Part 2 … The Journey. The weather forecast was for mild conditions on Tuesday with
increasing winds and waves on Wednesday (15-20 kts winds from east and 6 foot
seas from north east). This didn’t sound too terrible to us, particularly as we
were headed north-west. Nonetheless, it’s a 180 nautical mile passage and we were
keen to make good speed so as to arrive as early as possible on Wednesday. We
pulled up the anchor on Tuesday a little before 7.30 am, raised full mainsail
and motor sailed west across the banks and out of the Sandbore channel. Then we
adjusted course to the north west and deployed the genoa, but the winds were
too light to sustain a decent speed so we carried on motor sailing. Around 2pm
we were finally able to switch off the engine, and for the next several hours
the sailing was excellent. After passing Myaguana the winds were pretty steady
at around 15 knots from the east, but we needed to turn more to the west, which
was pretty close to dead down wind. There were already several squalls visible
and we didn’t want sail wing-on-wing with the genoa polled out at night and so once
again we reverted to motor sailing. As the night went on conditions got
increasingly bumpy and at dawn we greeted by the sight of squalls all around
us. The wind became erratic both in terms of speed and direction and the seas
were large and disorganized. At one point the wind was solid at 25 knots
gusting 30 knots and waves were 8 feet or more and really swinging the boat
around. This of course was the point at which the engine conked out, presumably
because of crud in the tanks getting shaken up and sucked into the fuel line. With
that much wind you don’t need the engine, however, getting onto a slip in a
marina under sail power alone is not something I would try. Anyway, we were
able re-start after switching filters and fuel tank selection. There was some
rain in the morning, but it wasn’t until around noon when we were starting our
entry into the harbor that the worst squall hit with strong winds and
torrential rain. We opted to drop anchor and have some lunch before proceeding
on to the marina. Since then the wind and rain have not let up. It’s now 9pm
and as I write this blog in the comfort of our navigation station, our wind
gauge is pegged in the low thirties and gusting over 40 knots. Today has been
by far the worst weather we have seen on the whole trip. In fact at this moment
it feels very similar to the conditions we experienced whilst on the dock in
North Carolina during hurricane Sandy. I hate to think what conditions might be
like now out in the open ocean. This was one of the more demanding passages we
have made and on the one hand I think we were wise (and lucky) to complete it by
mid-day on Wednesday. On the other hand, despite weather information from
multiple sources I don’t think either of us appreciated how badly conditions
would deteriorate and we might have been smarter not to set out as we did.
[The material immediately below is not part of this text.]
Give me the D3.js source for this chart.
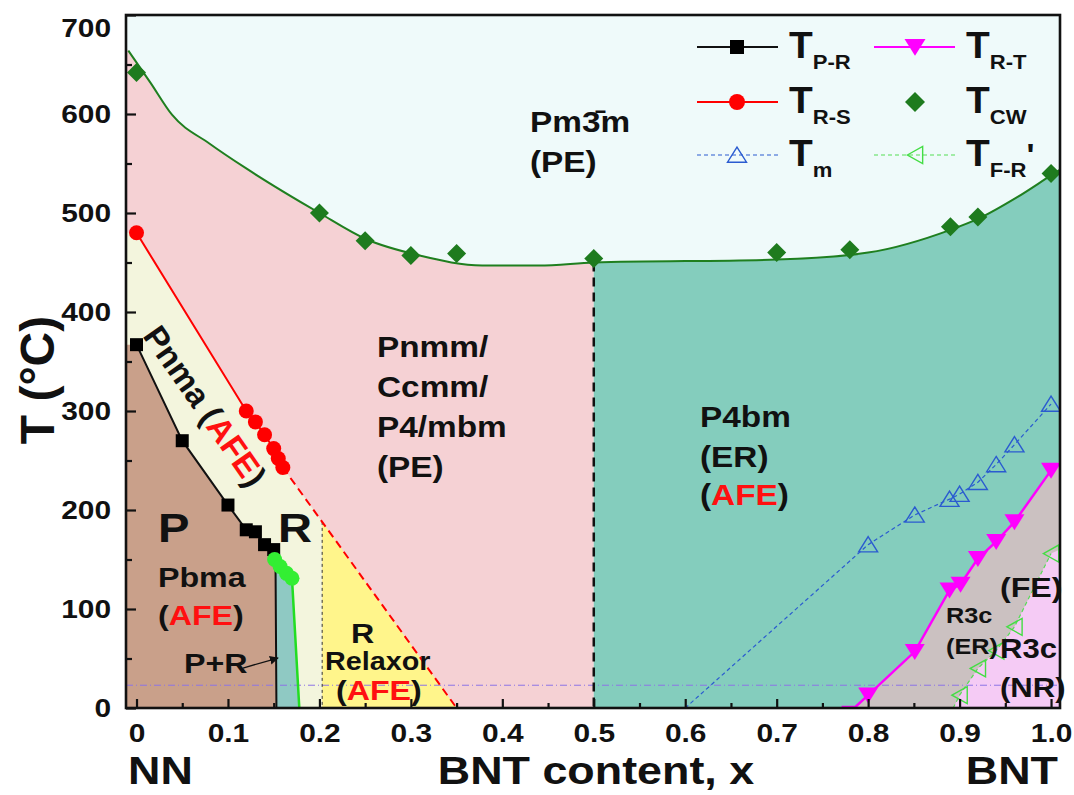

Flying Fish Marina, Clarence Town, Long Island, Bahamas
23o 06.1 N, 74o 57.6 W
What a fashion statement - Gloria at South Dock, Providencales, visiting customs and immigration. Not everyone can carry off that "hard hat on top of bush hat" look ...! (iPhone photo)
The first of many squalls - Tuesday evening, sailing west of Mayaguana. By Wednesday morning it was all squalls and no blue sky.